Stored dataset items
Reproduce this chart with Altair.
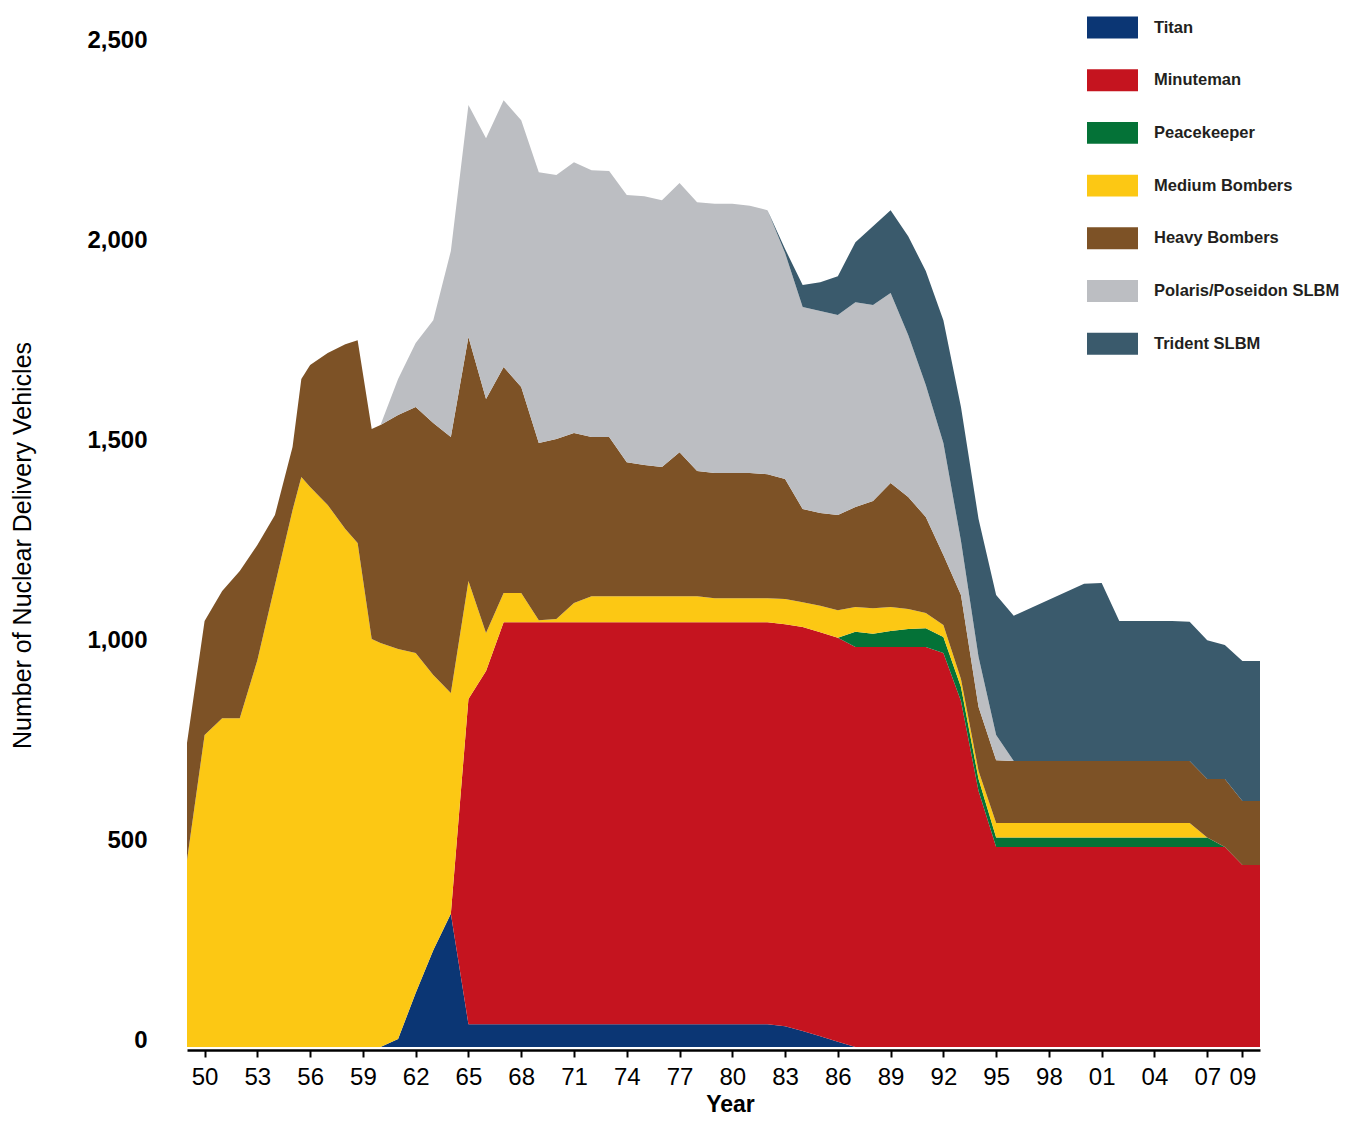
import altair as alt
import pandas as pd

# x positions of the data vertices (years)
years = [1949, 1950, 1951, 1952, 1953, 1954, 1955, 1955.5, 1956, 1957, 1958, 1958.7, 1959.5] + list(range(1960, 2011))

series_names = ["Titan", "Minuteman", "Peacekeeper", "Medium Bombers",
                "Heavy Bombers", "Polaris/Poseidon SLBM", "Trident SLBM"]
series_colors = ["#0b3674", "#c5141f", "#047237", "#fcc814",
                 "#7d5226", "#bcbec2", "#3a5a6c"]

titan = ([0] * 13 + [0, 20, 135, 242, 333] + [57] * 18 +
         [52, 40, 27, 13] + [0] * 24)

minuteman = ([0] * 13 + [0] * 5 + [813, 883] + [1005] * 17 +
             [1010, 1010, 1010, 1000] + [1000] * 4 + [985, 865, 640] +
             [500] * 14 + [455, 455])

peacekeeper = ([0] * 40 + [38, 33, 40, 45, 47, 40, 35, 30] +
               [24] * 13 + [0] * 3)

medium = ([467, 780, 822, 822, 967, 1155, 1342, 1425, 1400, 1355, 1295, 1260, 1020] +
          [1010, 975, 850, 688, 552, 295, 95, 73, 73, 5, 8, 48] +
          [65] * 7 + [60] * 4 +
          [63, 62, 66, 69, 62, 64, 60, 50, 38, 30, 20, 20] +
          [36] * 12 + [0] * 4)

heavy = ([293, 285, 318, 368, 288, 175, 158, 245, 305, 380, 462, 507, 525] +
         [545, 585, 615, 630, 640, 610, 585, 565, 515, 443, 450, 425,
          398, 398, 335, 328, 323, 360, 313, 313, 313, 313, 310, 300,
          233, 232, 238, 250, 268, 310, 280, 240, 175, 210, 160, 157] +
         [155] * 11 + [146, 170, 160, 160])

polaris = ([0] * 13 +
           [0, 90, 160, 257, 465, 580, 652, 667, 667, 677, 660, 677,
            667, 665, 668, 672, 667, 673, 672, 673, 673, 668, 660, 565,
            505, 505, 500, 512, 490, 475, 405, 330, 280, 135, 125, 63] +
           [0] * 15)

trident = ([0] * 36 +
           [10, 55, 72, 97, 150, 197, 207, 247, 285, 307, 335, 345, 350,
            363, 383, 403, 423, 443, 445, 350, 350, 350, 350, 348, 347,
            335, 350, 350])

x_ticks = [1950, 1953, 1956, 1959, 1962, 1965, 1968, 1971, 1974, 1977,
           1980, 1983, 1986, 1989, 1992, 1995, 1998, 2001, 2004, 2007, 2009]
y_ticks = [0, 500, 1000, 1500, 2000, 2500]

rows = []
for k, (name, vals) in enumerate(zip(series_names,
                                     [titan, minuteman, peacekeeper, medium,
                                      heavy, polaris, trident])):
    assert len(vals) == len(years), (name, len(vals))
    for yr, v in zip(years, vals):
        rows.append({"year": yr, "series": name, "value": v, "ord": k})
df = pd.DataFrame(rows)

FONT = "Liberation Sans"

chart = alt.Chart(df).mark_area(interpolate="linear").encode(
    x=alt.X("year:Q",
            scale=alt.Scale(domain=[1949, 2010], nice=False, zero=False),
            axis=alt.Axis(values=x_ticks,
                          labelExpr="substring(toString(datum.value), 2, 4)",
                          title="Year", grid=False,
                          domainColor="#000000", domainWidth=2.5,
                          tickColor="#000000", tickWidth=2, tickSize=7,
                          offset=3, labelFont=FONT, labelFontSize=24,
                          labelColor="#000000", labelPadding=8,
                          labelFlush=False, labelOverlap=False,
                          titleFont=FONT, titleFontSize=23,
                          titleFontWeight="bold", titleColor="#000000",
                          titleX=543, titleY=61, titleBaseline="alphabetic")),
    y=alt.Y("value:Q", stack="zero",
            scale=alt.Scale(domain=[0, 2500], nice=False),
            axis=alt.Axis(values=y_ticks, format=",d",
                          title="Number of Nuclear Delivery Vehicles",
                          grid=False, domain=False, ticks=False,
                          labelPadding=40, labelOffset=-7,
                          labelFont=FONT, labelFontSize=24,
                          labelFontWeight="bold", labelColor="#000000",
                          titleFont=FONT, titleFontSize=25,
                          titleFontWeight="normal", titleColor="#000000",
                          titleX=-165, titleY=498, titleBaseline="middle",
                          titleAngle=270)),
    color=alt.Color("series:N", sort=series_names,
                    scale=alt.Scale(domain=series_names, range=series_colors),
                    legend=alt.Legend(title=None, orient="none",
                                      legendX=900, legendY=-45,
                                      symbolType="M-1,-0.43L1,-0.43L1,0.43L-1,0.43Z",
                                      symbolSize=2601, symbolStrokeWidth=0,
                                      symbolOpacity=1,
                                      labelFont=FONT, labelFontSize=16.5,
                                      labelFontWeight="bold",
                                      labelColor="#231f20", labelOffset=16,
                                      rowPadding=15.7, labelLimit=400)),
    order=alt.Order("ord:Q", sort="ascending"),
).properties(
    width=1073, height=1000,
    autosize=alt.AutoSizeParams(type="none"),
    padding={"left": 179, "top": 39, "right": 83, "bottom": 68},
    background="#ffffff",
).configure_view(stroke=None)

chart.save("out.html", embed_options={"renderer": "svg", "actions": False})
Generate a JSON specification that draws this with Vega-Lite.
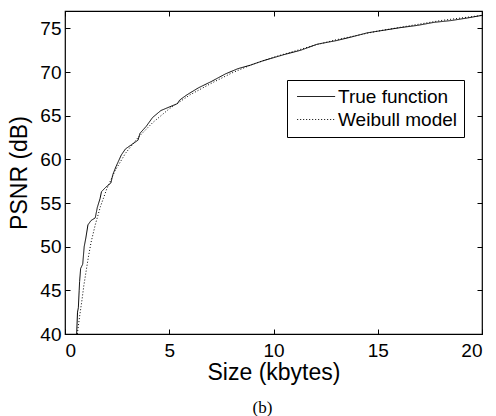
{
  "$schema": "https://vega.github.io/schema/vega-lite/v6.json",
  "width": 417,
  "height": 323,
  "autosize": {"type": "none"},
  "padding": {"left": 65, "top": 11, "right": 14, "bottom": 82},
  "background": "white",
  "config": {
    "font": "Liberation Sans",
    "view": {"stroke": "black", "strokeWidth": 1.2},
    "axis": {"grid": false, "domain": false, "tickColor": "black", "labelColor": "black", "titleColor": "black", "labelFont": "Liberation Sans", "titleFont": "Liberation Sans", "labelFontSize": 19, "titleFontSize": 23, "titleFontWeight": "normal", "tickSize": -5, "tickWidth": 1}
  },
  "title": {"text": "(b)", "orient": "bottom", "font": "Liberation Serif", "fontSize": 17, "fontWeight": "normal", "color": "black", "dx": -11, "offset": 16},
  "data": {"values": [
    {"s": "True function", "x": 0.56, "y": 40},
    {"s": "True function", "x": 0.60, "y": 42.5},
    {"s": "True function", "x": 0.64, "y": 43},
    {"s": "True function", "x": 0.68, "y": 45},
    {"s": "True function", "x": 0.70, "y": 46},
    {"s": "True function", "x": 0.75, "y": 47.5},
    {"s": "True function", "x": 0.85, "y": 48},
    {"s": "True function", "x": 0.92, "y": 50},
    {"s": "True function", "x": 1.0, "y": 51},
    {"s": "True function", "x": 1.1, "y": 52.5},
    {"s": "True function", "x": 1.25, "y": 53},
    {"s": "True function", "x": 1.45, "y": 53.3},
    {"s": "True function", "x": 1.55, "y": 54.5},
    {"s": "True function", "x": 1.68, "y": 55.5},
    {"s": "True function", "x": 1.75, "y": 56.3},
    {"s": "True function", "x": 1.95, "y": 56.8},
    {"s": "True function", "x": 2.2, "y": 57.3},
    {"s": "True function", "x": 2.3, "y": 58.3},
    {"s": "True function", "x": 2.45, "y": 59.2},
    {"s": "True function", "x": 2.7, "y": 60.5},
    {"s": "True function", "x": 2.9, "y": 61.2},
    {"s": "True function", "x": 3.2, "y": 61.7},
    {"s": "True function", "x": 3.5, "y": 62.2},
    {"s": "True function", "x": 3.6, "y": 63.0},
    {"s": "True function", "x": 3.9, "y": 63.8},
    {"s": "True function", "x": 4.2, "y": 64.8},
    {"s": "True function", "x": 4.6, "y": 65.6},
    {"s": "True function", "x": 5.0, "y": 66.0},
    {"s": "True function", "x": 5.4, "y": 66.4},
    {"s": "True function", "x": 5.5, "y": 66.8},
    {"s": "True function", "x": 5.85, "y": 67.4},
    {"s": "True function", "x": 6.4, "y": 68.2},
    {"s": "True function", "x": 7.0, "y": 68.9},
    {"s": "True function", "x": 7.7, "y": 69.8},
    {"s": "True function", "x": 8.3, "y": 70.4},
    {"s": "True function", "x": 8.9, "y": 70.8},
    {"s": "True function", "x": 9.5, "y": 71.3},
    {"s": "True function", "x": 10.5, "y": 72.0},
    {"s": "True function", "x": 11.3, "y": 72.5},
    {"s": "True function", "x": 12.1, "y": 73.2},
    {"s": "True function", "x": 13.0, "y": 73.6},
    {"s": "True function", "x": 13.7, "y": 74.0},
    {"s": "True function", "x": 14.5, "y": 74.5},
    {"s": "True function", "x": 15.3, "y": 74.8},
    {"s": "True function", "x": 16.1, "y": 75.1},
    {"s": "True function", "x": 16.9, "y": 75.35},
    {"s": "True function", "x": 17.7, "y": 75.7},
    {"s": "True function", "x": 18.5, "y": 75.9},
    {"s": "True function", "x": 19.3, "y": 76.2},
    {"s": "True function", "x": 20, "y": 76.5},
    {"s": "Weibull model", "x": 0.59, "y": 40},
    {"s": "Weibull model", "x": 0.7, "y": 42},
    {"s": "Weibull model", "x": 0.82, "y": 44},
    {"s": "Weibull model", "x": 0.9, "y": 45.5},
    {"s": "Weibull model", "x": 1.0, "y": 47},
    {"s": "Weibull model", "x": 1.12, "y": 48.8},
    {"s": "Weibull model", "x": 1.25, "y": 50.5},
    {"s": "Weibull model", "x": 1.45, "y": 52.5},
    {"s": "Weibull model", "x": 1.7, "y": 54.6},
    {"s": "Weibull model", "x": 2.0, "y": 56.6},
    {"s": "Weibull model", "x": 2.4, "y": 58.7},
    {"s": "Weibull model", "x": 2.9, "y": 60.7},
    {"s": "Weibull model", "x": 3.5, "y": 62.5},
    {"s": "Weibull model", "x": 4.2, "y": 64.2},
    {"s": "Weibull model", "x": 5.0, "y": 65.8},
    {"s": "Weibull model", "x": 6.0, "y": 67.4},
    {"s": "Weibull model", "x": 7.0, "y": 68.7},
    {"s": "Weibull model", "x": 8.0, "y": 69.9},
    {"s": "Weibull model", "x": 9.0, "y": 70.9},
    {"s": "Weibull model", "x": 10, "y": 71.7},
    {"s": "Weibull model", "x": 11, "y": 72.4},
    {"s": "Weibull model", "x": 12, "y": 73.1},
    {"s": "Weibull model", "x": 13, "y": 73.7},
    {"s": "Weibull model", "x": 14, "y": 74.2},
    {"s": "Weibull model", "x": 15, "y": 74.7},
    {"s": "Weibull model", "x": 16, "y": 75.1},
    {"s": "Weibull model", "x": 17, "y": 75.5},
    {"s": "Weibull model", "x": 18, "y": 75.9},
    {"s": "Weibull model", "x": 19, "y": 76.2},
    {"s": "Weibull model", "x": 20, "y": 76.5}
  ]},
  "layer": [
    {
      "mark": {"type": "line", "color": "black", "strokeWidth": 1, "clip": true},
      "encoding": {
        "x": {"field": "x", "type": "quantitative", "scale": {"domain": [0, 20], "nice": false, "zero": false},
              "axis": {"orient": "bottom", "values": [0, 5, 10, 15, 20], "title": "Size (kbytes)", "labelPadding": 12, "titlePadding": 1}},
        "y": {"field": "y", "type": "quantitative", "scale": {"domain": [40, 77], "nice": false, "zero": false},
              "axis": {"orient": "left", "values": [40, 45, 50, 55, 60, 65, 70, 75], "title": "PSNR (dB)", "labelPadding": 9, "titlePadding": 8}},
        "strokeDash": {"field": "s", "type": "nominal", "sort": ["True function", "Weibull model"],
              "scale": {"domain": ["True function", "Weibull model"], "range": [[1, 0], [1, 2]]},
              "legend": {"title": null, "orient": "none", "legendX": 222, "legendY": 69, "strokeColor": "black", "fillColor": "white", "padding": 7, "labelFontSize": 19, "labelFont": "Liberation Sans", "labelColor": "black", "symbolType": "M-1,0L5,0", "symbolSize": 160, "symbolStrokeColor": "black", "symbolStrokeWidth": 1, "rowPadding": 3, "labelOffset": 25, "cornerRadius": 0}}
      }
    },
    {
      "mark": {"type": "line", "opacity": 0},
      "encoding": {
        "x": {"field": "x", "type": "quantitative", "axis": {"orient": "top", "values": [0, 5, 10, 15, 20], "labels": false, "title": null}},
        "y": {"field": "y", "type": "quantitative", "axis": {"orient": "right", "values": [40, 45, 50, 55, 60, 65, 70, 75], "labels": false, "title": null}},
        "detail": {"field": "s"}
      }
    }
  ],
  "resolve": {"axis": {"x": "independent", "y": "independent"}}
}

> TASK
Nothing but the lines from the start of the records above through the line with "[52, 40, 27, 13] + [0] * 24)" should be retyped, each exactly as written; leave out all pictures.

> SOLVED EXERCISE
Reproduce this chart with Altair.
import altair as alt
import pandas as pd

# x positions of the data vertices (years)
years = [1949, 1950, 1951, 1952, 1953, 1954, 1955, 1955.5, 1956, 1957, 1958, 1958.7, 1959.5] + list(range(1960, 2011))

series_names = ["Titan", "Minuteman", "Peacekeeper", "Medium Bombers",
                "Heavy Bombers", "Polaris/Poseidon SLBM", "Trident SLBM"]
series_colors = ["#0b3674", "#c5141f", "#047237", "#fcc814",
                 "#7d5226", "#bcbec2", "#3a5a6c"]

titan = ([0] * 13 + [0, 20, 135, 242, 333] + [57] * 18 +
         [52, 40, 27, 13] + [0] * 24)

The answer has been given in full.